Given instruction: From the first line of the listing below to the line with "import seaborn as sns", print each line exactly, and nothing more. Leave out the pictures.
--
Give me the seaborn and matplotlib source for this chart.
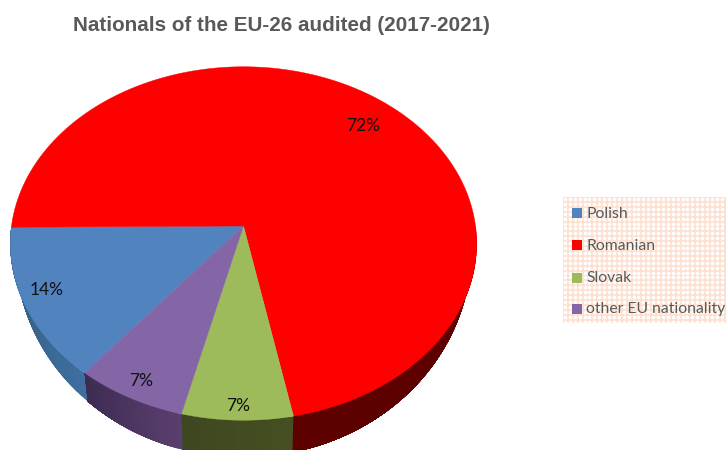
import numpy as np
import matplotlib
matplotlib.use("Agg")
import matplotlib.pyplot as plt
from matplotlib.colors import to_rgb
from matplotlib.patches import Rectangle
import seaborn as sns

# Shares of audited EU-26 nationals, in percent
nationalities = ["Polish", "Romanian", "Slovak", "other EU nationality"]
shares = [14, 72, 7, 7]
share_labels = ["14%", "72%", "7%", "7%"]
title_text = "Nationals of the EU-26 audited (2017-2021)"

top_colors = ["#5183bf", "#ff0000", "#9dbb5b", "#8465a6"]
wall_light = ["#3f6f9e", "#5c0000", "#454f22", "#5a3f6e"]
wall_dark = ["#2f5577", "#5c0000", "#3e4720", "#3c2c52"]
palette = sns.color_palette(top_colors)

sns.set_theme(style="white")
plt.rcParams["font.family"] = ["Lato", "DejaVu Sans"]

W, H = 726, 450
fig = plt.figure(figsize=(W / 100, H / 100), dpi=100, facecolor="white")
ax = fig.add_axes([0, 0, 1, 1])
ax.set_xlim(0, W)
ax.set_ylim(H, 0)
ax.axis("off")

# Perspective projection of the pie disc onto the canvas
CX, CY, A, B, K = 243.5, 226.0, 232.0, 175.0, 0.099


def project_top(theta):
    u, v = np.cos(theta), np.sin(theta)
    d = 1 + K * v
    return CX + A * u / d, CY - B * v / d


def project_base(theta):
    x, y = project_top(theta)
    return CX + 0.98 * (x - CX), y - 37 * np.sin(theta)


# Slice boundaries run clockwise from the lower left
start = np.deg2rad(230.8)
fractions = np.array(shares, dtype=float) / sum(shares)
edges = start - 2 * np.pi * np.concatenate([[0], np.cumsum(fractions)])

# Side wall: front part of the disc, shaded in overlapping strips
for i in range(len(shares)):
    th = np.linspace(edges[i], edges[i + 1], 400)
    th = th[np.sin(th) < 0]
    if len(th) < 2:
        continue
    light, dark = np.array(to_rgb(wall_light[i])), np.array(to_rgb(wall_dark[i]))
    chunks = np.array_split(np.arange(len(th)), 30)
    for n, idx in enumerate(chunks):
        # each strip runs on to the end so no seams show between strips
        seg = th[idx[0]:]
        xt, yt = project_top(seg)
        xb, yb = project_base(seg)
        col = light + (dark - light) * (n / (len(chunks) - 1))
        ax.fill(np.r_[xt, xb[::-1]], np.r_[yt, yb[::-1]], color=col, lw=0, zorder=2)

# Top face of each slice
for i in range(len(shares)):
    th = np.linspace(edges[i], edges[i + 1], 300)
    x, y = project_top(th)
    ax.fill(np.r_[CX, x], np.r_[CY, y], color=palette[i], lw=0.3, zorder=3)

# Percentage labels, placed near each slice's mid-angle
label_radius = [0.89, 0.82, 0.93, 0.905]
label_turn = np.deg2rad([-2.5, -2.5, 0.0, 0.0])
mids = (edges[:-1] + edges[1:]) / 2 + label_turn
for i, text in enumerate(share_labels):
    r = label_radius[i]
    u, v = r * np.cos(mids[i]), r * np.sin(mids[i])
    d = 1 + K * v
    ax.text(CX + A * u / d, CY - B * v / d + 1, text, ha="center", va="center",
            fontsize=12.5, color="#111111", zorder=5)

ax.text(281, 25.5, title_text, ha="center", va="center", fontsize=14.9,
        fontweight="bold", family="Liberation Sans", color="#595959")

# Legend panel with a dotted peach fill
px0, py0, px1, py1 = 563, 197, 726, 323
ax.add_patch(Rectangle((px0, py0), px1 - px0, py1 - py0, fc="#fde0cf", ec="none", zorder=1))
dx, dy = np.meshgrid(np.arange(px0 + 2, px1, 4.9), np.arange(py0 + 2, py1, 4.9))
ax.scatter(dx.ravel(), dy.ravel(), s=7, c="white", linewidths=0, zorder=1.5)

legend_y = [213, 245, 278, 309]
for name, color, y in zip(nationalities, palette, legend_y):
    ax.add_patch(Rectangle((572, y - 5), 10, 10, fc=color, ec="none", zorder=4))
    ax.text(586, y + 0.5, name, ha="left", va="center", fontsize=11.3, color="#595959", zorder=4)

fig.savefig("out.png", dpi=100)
--
Answer in full:
Give me the seaborn and matplotlib source for this chart.
import numpy as np
import matplotlib
matplotlib.use("Agg")
import matplotlib.pyplot as plt
from matplotlib.colors import to_rgb
from matplotlib.patches import Rectangle
import seaborn as sns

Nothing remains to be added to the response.